Short task –
Pictures must not be retyped. Return exactly the lines from the one with "Give me the" through the one with "import * as d3 from 'd3';", both included, and no others.

(Plotting code records)
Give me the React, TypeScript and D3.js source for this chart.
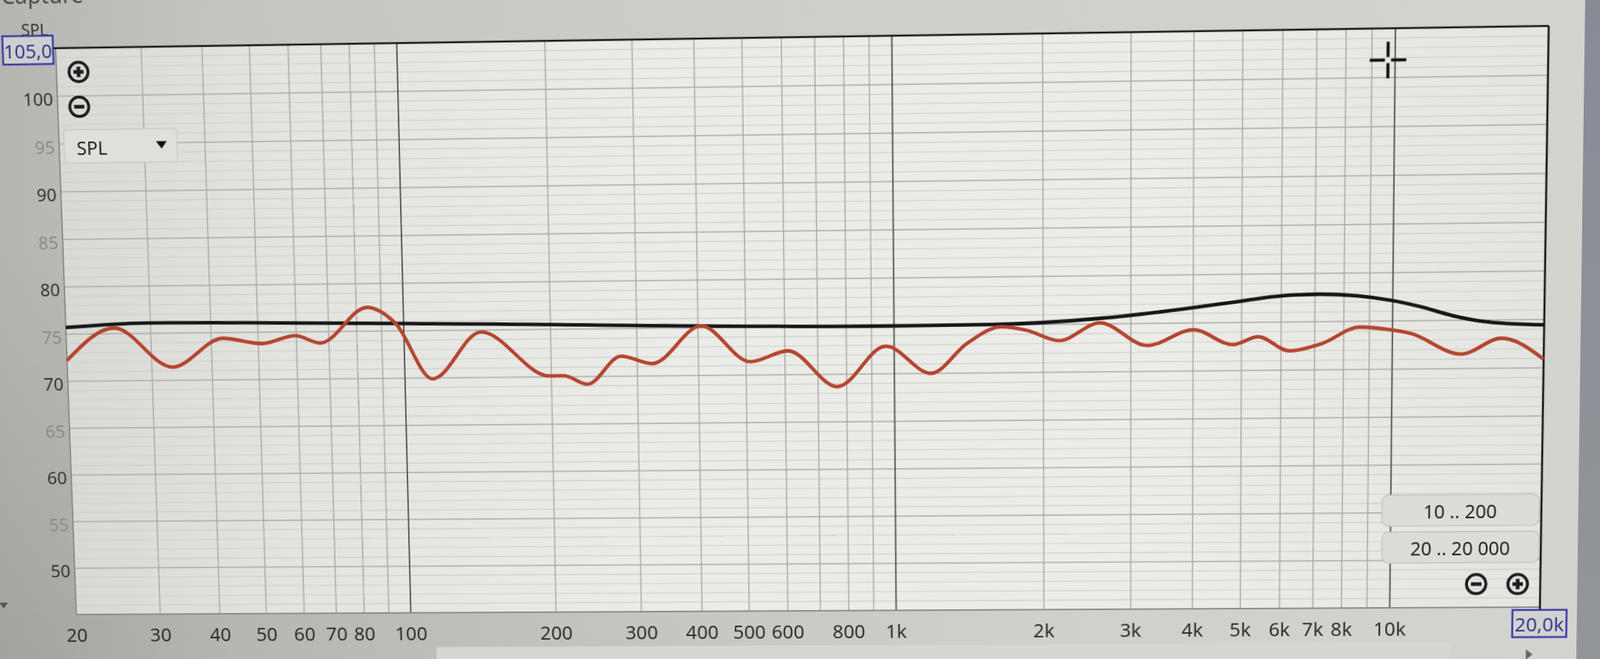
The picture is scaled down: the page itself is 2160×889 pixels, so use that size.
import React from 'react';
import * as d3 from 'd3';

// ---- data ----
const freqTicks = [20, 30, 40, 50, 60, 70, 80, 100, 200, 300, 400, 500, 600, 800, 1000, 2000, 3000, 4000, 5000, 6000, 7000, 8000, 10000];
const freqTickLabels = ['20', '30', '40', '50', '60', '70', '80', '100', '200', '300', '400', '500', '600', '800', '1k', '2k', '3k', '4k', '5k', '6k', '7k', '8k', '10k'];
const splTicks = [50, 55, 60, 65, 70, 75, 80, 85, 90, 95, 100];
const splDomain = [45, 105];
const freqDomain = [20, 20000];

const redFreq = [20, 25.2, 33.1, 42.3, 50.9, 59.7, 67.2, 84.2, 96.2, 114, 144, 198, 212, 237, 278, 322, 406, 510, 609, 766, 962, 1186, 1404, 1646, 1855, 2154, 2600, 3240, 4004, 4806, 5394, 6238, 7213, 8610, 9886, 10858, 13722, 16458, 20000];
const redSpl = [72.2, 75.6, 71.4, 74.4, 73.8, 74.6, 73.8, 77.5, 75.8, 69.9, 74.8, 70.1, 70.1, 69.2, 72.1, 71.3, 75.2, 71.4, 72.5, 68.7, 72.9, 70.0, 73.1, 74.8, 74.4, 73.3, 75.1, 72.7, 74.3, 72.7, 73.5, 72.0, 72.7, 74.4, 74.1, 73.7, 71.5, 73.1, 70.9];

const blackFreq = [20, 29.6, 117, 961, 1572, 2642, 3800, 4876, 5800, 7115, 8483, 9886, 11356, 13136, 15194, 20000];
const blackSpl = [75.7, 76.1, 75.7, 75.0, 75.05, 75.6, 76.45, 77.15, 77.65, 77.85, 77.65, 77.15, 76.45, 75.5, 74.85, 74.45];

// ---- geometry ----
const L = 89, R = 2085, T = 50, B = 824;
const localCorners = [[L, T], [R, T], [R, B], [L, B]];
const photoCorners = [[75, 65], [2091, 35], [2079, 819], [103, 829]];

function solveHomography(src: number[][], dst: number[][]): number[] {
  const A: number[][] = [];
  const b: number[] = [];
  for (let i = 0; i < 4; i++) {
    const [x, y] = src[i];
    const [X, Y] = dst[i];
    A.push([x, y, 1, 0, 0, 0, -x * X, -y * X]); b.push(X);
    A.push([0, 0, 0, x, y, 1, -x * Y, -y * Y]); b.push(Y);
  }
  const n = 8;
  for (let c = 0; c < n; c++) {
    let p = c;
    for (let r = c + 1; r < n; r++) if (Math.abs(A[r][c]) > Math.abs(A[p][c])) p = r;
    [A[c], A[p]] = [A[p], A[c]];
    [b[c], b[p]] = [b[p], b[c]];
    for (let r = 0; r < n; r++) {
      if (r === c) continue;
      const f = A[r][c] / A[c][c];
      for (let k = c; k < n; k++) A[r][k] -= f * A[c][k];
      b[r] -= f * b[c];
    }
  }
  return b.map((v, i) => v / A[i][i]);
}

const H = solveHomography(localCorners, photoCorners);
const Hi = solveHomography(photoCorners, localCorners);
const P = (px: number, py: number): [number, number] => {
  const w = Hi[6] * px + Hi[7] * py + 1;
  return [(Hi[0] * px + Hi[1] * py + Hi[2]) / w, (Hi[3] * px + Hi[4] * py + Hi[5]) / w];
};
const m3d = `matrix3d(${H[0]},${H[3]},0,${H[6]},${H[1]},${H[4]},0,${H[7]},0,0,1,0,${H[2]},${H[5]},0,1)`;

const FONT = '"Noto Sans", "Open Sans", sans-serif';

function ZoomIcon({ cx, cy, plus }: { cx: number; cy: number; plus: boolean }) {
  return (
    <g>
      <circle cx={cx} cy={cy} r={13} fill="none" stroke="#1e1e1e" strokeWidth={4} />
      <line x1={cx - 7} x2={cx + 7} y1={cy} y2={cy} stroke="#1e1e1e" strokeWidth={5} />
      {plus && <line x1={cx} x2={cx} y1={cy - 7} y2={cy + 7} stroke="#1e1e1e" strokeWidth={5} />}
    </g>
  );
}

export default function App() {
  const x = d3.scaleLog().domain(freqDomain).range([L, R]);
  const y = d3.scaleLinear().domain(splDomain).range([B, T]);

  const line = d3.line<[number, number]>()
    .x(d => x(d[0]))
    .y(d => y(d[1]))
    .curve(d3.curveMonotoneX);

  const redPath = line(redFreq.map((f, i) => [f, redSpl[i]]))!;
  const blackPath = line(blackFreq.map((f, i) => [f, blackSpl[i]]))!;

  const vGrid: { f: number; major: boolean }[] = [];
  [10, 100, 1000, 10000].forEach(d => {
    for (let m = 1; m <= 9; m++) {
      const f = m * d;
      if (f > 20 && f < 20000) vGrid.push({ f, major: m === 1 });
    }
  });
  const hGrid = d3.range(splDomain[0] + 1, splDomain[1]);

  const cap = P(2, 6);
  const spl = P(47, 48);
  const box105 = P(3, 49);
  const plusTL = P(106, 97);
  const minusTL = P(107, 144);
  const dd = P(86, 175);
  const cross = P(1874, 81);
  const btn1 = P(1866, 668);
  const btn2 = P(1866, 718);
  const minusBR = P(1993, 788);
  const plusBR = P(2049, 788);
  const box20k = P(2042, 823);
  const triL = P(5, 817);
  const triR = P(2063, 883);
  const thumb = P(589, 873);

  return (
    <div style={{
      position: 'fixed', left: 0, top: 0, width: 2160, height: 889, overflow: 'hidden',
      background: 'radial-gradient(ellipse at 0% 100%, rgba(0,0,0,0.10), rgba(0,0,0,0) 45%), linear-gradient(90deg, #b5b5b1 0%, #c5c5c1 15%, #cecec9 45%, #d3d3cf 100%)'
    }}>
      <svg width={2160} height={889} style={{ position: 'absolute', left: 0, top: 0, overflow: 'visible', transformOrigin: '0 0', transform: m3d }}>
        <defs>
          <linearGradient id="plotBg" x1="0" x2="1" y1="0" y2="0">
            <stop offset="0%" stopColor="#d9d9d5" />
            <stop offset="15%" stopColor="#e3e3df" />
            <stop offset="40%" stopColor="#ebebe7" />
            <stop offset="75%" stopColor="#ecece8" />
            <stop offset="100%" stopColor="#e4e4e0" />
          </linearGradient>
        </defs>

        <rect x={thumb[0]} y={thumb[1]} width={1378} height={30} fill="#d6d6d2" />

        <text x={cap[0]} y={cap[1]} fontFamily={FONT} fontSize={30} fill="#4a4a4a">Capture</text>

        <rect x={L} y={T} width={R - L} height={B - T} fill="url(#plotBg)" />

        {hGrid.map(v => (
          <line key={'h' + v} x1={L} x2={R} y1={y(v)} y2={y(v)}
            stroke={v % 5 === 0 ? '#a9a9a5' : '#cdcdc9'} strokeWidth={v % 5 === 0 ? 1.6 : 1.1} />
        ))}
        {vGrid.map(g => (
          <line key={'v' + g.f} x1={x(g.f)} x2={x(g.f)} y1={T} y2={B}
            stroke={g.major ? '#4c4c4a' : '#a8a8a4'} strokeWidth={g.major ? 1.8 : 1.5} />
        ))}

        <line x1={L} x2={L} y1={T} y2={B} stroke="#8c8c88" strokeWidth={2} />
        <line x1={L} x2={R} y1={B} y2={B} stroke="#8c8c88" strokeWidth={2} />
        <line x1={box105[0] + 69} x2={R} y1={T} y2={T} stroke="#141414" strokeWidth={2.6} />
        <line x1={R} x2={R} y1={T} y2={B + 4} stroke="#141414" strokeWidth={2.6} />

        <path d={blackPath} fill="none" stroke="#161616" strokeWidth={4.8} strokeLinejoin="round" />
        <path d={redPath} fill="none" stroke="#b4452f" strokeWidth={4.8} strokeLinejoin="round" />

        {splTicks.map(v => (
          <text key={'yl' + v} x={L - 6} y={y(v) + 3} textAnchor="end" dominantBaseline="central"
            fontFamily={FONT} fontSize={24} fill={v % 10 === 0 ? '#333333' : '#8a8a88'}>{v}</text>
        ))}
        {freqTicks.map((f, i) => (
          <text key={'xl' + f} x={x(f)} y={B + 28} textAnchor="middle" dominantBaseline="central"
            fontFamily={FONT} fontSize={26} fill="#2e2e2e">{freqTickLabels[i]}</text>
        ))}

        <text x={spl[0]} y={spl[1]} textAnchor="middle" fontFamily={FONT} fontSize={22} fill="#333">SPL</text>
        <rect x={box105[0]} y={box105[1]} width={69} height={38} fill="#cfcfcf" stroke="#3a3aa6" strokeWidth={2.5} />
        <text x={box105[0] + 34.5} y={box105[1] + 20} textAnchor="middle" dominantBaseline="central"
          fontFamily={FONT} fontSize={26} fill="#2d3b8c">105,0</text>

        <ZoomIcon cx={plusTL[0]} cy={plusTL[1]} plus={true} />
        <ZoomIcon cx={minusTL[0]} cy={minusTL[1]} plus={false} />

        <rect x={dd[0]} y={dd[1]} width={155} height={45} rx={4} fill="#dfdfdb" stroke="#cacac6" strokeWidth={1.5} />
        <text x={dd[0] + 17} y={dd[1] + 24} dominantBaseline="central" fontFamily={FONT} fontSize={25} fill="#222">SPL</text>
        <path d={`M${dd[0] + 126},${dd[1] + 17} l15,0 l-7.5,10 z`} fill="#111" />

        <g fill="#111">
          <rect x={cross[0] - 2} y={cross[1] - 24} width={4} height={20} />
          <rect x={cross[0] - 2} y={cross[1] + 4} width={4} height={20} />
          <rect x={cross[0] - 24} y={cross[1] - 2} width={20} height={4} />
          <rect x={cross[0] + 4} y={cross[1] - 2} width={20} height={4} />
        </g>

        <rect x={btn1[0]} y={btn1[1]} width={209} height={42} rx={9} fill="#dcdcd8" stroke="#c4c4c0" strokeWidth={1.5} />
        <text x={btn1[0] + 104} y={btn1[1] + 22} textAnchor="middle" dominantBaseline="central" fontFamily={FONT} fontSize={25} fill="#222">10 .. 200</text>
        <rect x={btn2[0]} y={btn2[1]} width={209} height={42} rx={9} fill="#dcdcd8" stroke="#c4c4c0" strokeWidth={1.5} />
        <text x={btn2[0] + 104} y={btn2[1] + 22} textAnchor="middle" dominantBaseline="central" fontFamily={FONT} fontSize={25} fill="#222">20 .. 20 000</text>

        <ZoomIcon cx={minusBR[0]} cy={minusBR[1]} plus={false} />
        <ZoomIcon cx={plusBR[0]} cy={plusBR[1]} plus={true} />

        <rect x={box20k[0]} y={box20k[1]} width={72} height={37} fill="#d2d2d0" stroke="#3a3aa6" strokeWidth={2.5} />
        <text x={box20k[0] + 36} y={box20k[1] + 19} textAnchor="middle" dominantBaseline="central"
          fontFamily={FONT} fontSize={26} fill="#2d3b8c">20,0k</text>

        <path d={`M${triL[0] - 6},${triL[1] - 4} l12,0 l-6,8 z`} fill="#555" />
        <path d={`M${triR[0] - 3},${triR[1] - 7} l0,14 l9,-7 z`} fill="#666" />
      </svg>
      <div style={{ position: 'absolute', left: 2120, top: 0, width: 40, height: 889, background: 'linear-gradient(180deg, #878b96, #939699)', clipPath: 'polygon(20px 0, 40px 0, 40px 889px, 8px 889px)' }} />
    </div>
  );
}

...

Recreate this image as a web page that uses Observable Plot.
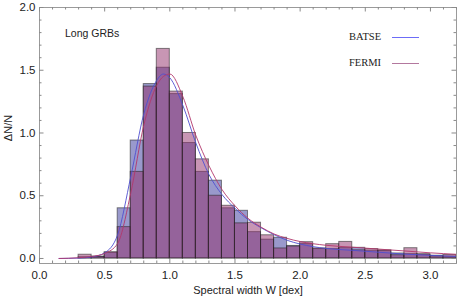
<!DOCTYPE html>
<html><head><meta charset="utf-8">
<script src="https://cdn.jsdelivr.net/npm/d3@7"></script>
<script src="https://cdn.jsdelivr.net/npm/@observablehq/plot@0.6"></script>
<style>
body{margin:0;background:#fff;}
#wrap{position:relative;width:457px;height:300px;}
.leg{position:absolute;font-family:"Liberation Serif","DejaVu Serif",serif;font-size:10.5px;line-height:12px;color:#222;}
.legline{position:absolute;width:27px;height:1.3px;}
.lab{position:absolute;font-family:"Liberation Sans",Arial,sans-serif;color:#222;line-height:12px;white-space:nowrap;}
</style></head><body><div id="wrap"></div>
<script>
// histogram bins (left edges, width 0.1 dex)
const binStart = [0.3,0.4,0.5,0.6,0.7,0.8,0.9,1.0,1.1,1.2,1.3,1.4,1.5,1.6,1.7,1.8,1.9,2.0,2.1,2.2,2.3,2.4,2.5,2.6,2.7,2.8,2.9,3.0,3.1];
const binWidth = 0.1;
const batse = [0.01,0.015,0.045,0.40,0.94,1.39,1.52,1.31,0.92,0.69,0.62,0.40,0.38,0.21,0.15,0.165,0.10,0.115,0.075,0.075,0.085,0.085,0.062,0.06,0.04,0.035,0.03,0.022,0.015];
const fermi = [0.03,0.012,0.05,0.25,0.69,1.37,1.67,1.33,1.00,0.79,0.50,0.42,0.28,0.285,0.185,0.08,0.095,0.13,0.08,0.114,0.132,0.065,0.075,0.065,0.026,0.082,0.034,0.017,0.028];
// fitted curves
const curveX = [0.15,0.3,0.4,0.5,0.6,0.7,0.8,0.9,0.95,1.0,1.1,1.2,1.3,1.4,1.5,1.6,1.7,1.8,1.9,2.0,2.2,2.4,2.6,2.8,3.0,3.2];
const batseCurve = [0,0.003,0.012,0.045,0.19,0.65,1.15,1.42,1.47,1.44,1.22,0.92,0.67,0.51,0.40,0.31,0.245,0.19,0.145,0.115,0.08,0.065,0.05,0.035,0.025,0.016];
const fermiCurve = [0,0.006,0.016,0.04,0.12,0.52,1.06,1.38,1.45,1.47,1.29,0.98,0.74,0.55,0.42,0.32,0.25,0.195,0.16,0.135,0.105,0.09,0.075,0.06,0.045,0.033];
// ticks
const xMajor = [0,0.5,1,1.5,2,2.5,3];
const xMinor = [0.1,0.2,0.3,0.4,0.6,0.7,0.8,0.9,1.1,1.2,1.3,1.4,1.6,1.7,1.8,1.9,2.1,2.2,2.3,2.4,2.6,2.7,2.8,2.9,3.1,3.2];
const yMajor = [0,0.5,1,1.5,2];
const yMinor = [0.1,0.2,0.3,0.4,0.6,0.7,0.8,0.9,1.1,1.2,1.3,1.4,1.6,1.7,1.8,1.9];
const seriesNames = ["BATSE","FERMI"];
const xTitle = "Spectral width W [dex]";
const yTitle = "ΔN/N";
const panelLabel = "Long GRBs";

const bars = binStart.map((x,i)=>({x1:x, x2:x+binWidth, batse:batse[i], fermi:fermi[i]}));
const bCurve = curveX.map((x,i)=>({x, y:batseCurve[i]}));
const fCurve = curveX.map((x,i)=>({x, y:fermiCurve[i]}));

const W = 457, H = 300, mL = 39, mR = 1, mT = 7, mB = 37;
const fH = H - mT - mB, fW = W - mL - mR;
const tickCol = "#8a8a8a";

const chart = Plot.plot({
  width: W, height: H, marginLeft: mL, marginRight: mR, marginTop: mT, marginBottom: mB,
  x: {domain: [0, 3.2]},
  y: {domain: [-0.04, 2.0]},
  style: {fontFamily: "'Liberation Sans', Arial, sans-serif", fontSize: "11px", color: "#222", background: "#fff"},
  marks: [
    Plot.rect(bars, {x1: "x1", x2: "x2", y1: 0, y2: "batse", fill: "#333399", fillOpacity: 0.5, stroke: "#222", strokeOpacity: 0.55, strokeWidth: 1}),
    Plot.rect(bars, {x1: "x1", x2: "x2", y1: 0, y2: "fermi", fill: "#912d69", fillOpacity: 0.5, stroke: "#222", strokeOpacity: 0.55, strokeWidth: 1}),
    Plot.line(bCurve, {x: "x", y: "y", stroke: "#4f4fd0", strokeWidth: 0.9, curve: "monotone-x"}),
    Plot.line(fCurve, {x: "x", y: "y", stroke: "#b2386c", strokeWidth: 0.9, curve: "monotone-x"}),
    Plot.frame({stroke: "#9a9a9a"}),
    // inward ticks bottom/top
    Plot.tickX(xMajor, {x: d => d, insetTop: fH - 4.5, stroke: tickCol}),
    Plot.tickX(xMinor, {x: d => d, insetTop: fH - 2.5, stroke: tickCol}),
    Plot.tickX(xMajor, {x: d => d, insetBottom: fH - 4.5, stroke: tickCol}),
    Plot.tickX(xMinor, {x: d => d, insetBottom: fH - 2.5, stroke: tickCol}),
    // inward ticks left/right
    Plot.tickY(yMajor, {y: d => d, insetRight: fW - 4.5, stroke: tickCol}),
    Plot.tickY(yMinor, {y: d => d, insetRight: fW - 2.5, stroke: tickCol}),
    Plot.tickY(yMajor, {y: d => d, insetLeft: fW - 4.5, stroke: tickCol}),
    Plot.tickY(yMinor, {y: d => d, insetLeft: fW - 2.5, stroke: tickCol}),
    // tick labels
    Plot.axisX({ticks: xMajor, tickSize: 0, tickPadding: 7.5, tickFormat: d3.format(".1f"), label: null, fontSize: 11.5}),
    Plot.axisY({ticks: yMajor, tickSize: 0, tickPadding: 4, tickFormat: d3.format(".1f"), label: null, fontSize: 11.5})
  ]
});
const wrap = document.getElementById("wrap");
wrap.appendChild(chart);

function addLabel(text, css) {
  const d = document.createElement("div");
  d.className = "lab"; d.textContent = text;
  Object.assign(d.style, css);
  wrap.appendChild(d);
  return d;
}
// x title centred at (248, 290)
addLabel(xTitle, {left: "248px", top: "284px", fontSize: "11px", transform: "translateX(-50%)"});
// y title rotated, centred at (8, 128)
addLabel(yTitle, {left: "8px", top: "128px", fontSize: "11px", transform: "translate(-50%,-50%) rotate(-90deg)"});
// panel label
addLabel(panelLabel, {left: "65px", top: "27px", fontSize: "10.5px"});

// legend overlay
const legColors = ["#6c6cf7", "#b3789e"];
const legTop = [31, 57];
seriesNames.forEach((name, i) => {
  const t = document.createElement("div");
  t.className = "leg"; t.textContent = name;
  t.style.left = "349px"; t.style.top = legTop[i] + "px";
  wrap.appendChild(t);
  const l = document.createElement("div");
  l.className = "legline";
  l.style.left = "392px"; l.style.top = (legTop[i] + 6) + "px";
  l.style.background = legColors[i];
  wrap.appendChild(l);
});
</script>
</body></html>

* * *

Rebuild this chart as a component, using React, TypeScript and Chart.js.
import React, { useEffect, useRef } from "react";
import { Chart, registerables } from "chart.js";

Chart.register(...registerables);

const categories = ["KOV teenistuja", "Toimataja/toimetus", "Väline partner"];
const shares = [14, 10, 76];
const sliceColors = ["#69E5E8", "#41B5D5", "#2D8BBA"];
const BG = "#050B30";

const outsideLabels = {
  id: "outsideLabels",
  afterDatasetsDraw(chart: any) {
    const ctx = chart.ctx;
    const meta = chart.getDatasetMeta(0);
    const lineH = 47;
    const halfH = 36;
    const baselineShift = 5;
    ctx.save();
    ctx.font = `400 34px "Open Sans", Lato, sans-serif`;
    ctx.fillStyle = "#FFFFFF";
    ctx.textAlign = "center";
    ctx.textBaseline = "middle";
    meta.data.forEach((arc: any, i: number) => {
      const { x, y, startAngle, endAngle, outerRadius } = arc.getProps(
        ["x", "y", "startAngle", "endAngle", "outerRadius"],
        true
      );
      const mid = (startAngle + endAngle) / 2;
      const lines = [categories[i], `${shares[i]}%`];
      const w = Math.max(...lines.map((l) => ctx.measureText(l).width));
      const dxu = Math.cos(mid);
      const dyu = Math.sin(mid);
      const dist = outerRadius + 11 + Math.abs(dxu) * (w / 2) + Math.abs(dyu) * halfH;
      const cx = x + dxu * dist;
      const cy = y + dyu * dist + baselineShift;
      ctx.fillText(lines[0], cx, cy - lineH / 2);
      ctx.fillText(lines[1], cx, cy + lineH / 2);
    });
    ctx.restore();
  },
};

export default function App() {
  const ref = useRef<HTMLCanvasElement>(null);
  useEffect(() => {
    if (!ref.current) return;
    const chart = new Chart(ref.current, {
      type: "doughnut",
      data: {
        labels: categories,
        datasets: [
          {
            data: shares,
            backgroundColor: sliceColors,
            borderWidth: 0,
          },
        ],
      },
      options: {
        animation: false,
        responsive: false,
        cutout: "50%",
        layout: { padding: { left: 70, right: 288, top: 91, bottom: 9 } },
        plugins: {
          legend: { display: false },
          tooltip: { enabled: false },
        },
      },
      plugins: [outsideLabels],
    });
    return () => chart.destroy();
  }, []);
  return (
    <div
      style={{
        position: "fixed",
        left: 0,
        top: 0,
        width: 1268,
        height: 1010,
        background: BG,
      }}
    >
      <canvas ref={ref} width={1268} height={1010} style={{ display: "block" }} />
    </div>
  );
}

Result of the task –
Give me the React, TypeScript and D3.js source for this chart.
The picture is scaled down: the page itself is 2160×889 pixels, so use that size.
import React from 'react';
import * as d3 from 'd3';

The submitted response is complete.